◆ Instruction:
Leave the pictures out and retype the lines from the beginning through the line with "color='#111111', family=SANS, va='baseline', ha='left')", both ends included.

◆ Dataset section:
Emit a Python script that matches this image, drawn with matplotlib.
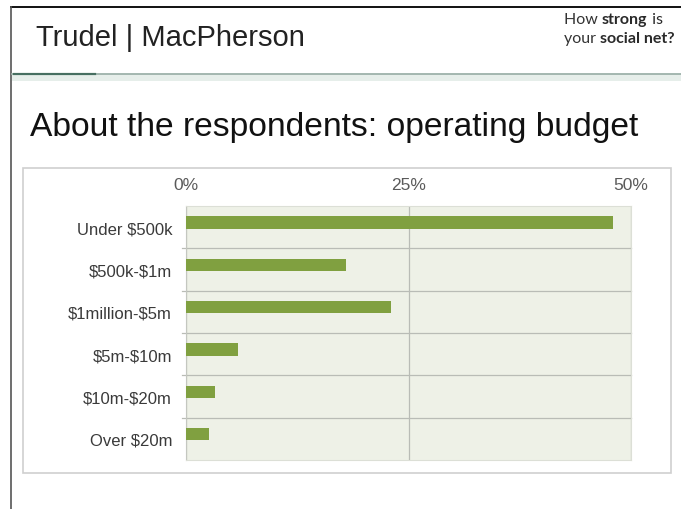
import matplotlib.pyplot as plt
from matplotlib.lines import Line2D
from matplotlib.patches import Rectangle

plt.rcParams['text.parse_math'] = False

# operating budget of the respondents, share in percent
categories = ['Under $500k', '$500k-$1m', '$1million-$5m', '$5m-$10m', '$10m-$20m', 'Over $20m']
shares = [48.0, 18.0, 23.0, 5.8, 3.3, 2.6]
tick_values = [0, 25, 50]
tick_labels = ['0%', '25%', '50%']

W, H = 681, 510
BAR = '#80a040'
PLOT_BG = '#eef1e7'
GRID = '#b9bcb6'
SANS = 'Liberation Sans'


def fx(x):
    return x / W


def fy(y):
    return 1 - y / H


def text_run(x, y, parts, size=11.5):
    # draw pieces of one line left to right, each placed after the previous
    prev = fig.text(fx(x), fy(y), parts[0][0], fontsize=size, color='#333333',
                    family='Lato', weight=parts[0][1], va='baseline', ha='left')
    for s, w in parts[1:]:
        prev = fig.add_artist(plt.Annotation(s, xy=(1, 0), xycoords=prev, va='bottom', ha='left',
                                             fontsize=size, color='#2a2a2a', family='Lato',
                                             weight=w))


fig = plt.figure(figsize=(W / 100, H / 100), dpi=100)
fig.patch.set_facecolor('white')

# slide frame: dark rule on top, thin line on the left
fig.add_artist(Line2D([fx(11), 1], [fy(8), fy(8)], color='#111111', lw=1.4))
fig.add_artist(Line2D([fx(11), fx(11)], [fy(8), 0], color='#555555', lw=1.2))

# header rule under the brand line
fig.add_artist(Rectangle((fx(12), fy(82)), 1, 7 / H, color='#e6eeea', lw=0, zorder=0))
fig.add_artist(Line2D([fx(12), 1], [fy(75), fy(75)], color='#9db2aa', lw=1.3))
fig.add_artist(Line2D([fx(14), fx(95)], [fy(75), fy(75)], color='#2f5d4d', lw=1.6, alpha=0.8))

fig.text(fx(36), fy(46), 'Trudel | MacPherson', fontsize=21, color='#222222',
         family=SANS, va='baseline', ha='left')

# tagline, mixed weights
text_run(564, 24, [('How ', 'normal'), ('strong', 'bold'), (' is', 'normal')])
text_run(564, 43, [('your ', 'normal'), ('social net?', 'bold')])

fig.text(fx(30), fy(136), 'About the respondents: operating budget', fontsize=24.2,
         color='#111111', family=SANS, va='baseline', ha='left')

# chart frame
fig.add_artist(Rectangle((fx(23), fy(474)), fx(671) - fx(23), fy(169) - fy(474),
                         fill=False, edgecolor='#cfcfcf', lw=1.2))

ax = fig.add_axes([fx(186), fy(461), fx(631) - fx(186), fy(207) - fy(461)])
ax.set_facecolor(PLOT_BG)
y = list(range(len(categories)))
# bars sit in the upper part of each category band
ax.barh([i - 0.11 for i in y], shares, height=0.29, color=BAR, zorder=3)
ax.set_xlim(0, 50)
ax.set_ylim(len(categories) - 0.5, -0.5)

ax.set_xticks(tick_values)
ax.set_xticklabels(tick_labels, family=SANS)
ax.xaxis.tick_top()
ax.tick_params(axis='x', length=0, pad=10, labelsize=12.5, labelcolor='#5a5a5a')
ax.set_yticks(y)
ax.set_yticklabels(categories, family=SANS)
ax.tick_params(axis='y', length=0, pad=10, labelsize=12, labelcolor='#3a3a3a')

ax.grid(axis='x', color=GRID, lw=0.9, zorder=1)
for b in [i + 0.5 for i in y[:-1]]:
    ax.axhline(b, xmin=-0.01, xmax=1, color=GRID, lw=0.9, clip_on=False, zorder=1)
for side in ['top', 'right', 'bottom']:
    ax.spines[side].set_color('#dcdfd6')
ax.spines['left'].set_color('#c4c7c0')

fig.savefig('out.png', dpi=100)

◆ Result:
Emit a Python script that matches this image, drawn with matplotlib.
import matplotlib.pyplot as plt
from matplotlib.lines import Line2D
from matplotlib.patches import Rectangle

plt.rcParams['text.parse_math'] = False

# operating budget of the respondents, share in percent
categories = ['Under $500k', '$500k-$1m', '$1million-$5m', '$5m-$10m', '$10m-$20m', 'Over $20m']
shares = [48.0, 18.0, 23.0, 5.8, 3.3, 2.6]
tick_values = [0, 25, 50]
tick_labels = ['0%', '25%', '50%']

W, H = 681, 510
BAR = '#80a040'
PLOT_BG = '#eef1e7'
GRID = '#b9bcb6'
SANS = 'Liberation Sans'


def fx(x):
    return x / W


def fy(y):
    return 1 - y / H


def text_run(x, y, parts, size=11.5):
    # draw pieces of one line left to right, each placed after the previous
    prev = fig.text(fx(x), fy(y), parts[0][0], fontsize=size, color='#333333',
                    family='Lato', weight=parts[0][1], va='baseline', ha='left')
    for s, w in parts[1:]:
        prev = fig.add_artist(plt.Annotation(s, xy=(1, 0), xycoords=prev, va='bottom', ha='left',
                                             fontsize=size, color='#2a2a2a', family='Lato',
                                             weight=w))


fig = plt.figure(figsize=(W / 100, H / 100), dpi=100)
fig.patch.set_facecolor('white')

# slide frame: dark rule on top, thin line on the left
fig.add_artist(Line2D([fx(11), 1], [fy(8), fy(8)], color='#111111', lw=1.4))
fig.add_artist(Line2D([fx(11), fx(11)], [fy(8), 0], color='#555555', lw=1.2))

# header rule under the brand line
fig.add_artist(Rectangle((fx(12), fy(82)), 1, 7 / H, color='#e6eeea', lw=0, zorder=0))
fig.add_artist(Line2D([fx(12), 1], [fy(75), fy(75)], color='#9db2aa', lw=1.3))
fig.add_artist(Line2D([fx(14), fx(95)], [fy(75), fy(75)], color='#2f5d4d', lw=1.6, alpha=0.8))

fig.text(fx(36), fy(46), 'Trudel | MacPherson', fontsize=21, color='#222222',
         family=SANS, va='baseline', ha='left')

# tagline, mixed weights
text_run(564, 24, [('How ', 'normal'), ('strong', 'bold'), (' is', 'normal')])
text_run(564, 43, [('your ', 'normal'), ('social net?', 'bold')])

fig.text(fx(30), fy(136), 'About the respondents: operating budget', fontsize=24.2,
         color='#111111', family=SANS, va='baseline', ha='left')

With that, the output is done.